Die Finanzinvestoren sind nicht unbedingt die besseren Manager, "das überlassen wir den Leuten im Unternehmen", sagt Johannes Huth, der aus Heidelberg stammende Europachef von KKR. "Aber wir sind die besseren Aufsichtsräte", meint Huth. Tatsächlich übten die neuen Eigentümer einen bislang unbekannten Druck aufs Management aus, sehr konzentriert und informiert würden sie die Firma vorantreiben. "Was die ankündigen, machen sie auch wahr", sagen auch Betriebsräte anerkennend.
Doch trotz aller positiven Erfahrungen bislang schwebt ein ständiger Schatten über Kion. Es ist der gigantische Schuldenbetrag von rund 2,6 Milliarden Euro, der durch den in erster Linie kreditfinanzierten Kauf in den Kion-Büchern steht. Bei einem Umsatz von gut vier Milliarden Euro und einem Gewinn vor Zinsen, Steuern und Abschreibungen von etwa 270 Millionen Euro sind Verbindlichkeiten von 2,6 Milliarden Euro Anlass zu großer Besorgnis.

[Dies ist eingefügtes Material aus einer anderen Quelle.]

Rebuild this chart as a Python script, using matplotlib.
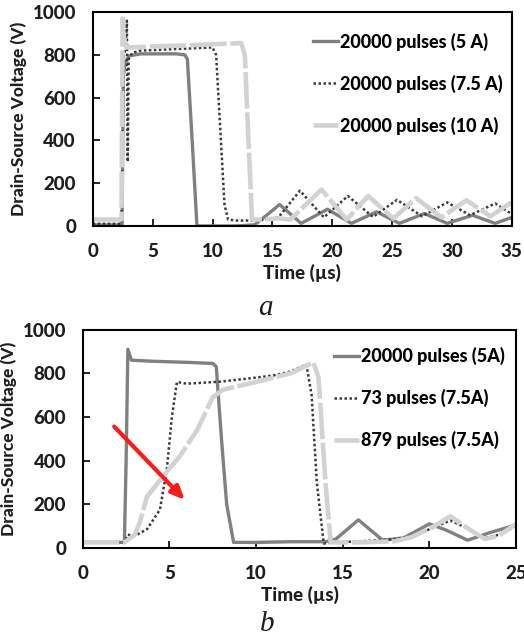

Bis zum geplanten Börsengang in 2009/2010 wird das Unternehmen unter der Zinslast stöhnen und kaum Gelegenheit haben, sich finanziell Luft zu verschaffen. Kommt der nächste Abschwung in der als stark zyklisch geltenden Branche zu früh, kann es schnell schlimm stehen um Kion. Beauty? Oder Beast? "Wir bleiben der Sache gegenüber sehr kritisch", verspricht Betriebsrat Hans-Dieter Katte.
IG Metall
Beteiligungspflicht soll ins Gesetz
Die Beteiligung von Betriebsräten und Gewerkschaftern beim Verkauf von Unternehmen wie Kion an KKR/Goldman Sachs soll Schule machen. Das Kabinett hat jüngst Eckpunkte für ein so genanntes Risikobegrenzungsgesetz verabschiedet, das unerwünschte Entwicklungen im Zusammenhang mit Finanzinvestoren verhindern soll. Einer der Eckpunkte sieht vor, zum Schutz der Belegschaften bei einem Verkauf an einen Finanzinvestor eine Unterrichtungspflicht vorzuschreiben.
Die IG-Metall-Experten Babette Fröhlich und Thomas Klebe, die an dieser Initiative mitgewirkt haben, sind mit der aktuellen Formulierung noch nicht zufrieden. "Die ist sehr vage gehalten", sagt Babette Fröhlich, "unsere Forderungen sind sehr viel konkreter, und diese gilt es im Gesetzentwurf durchzusetzen."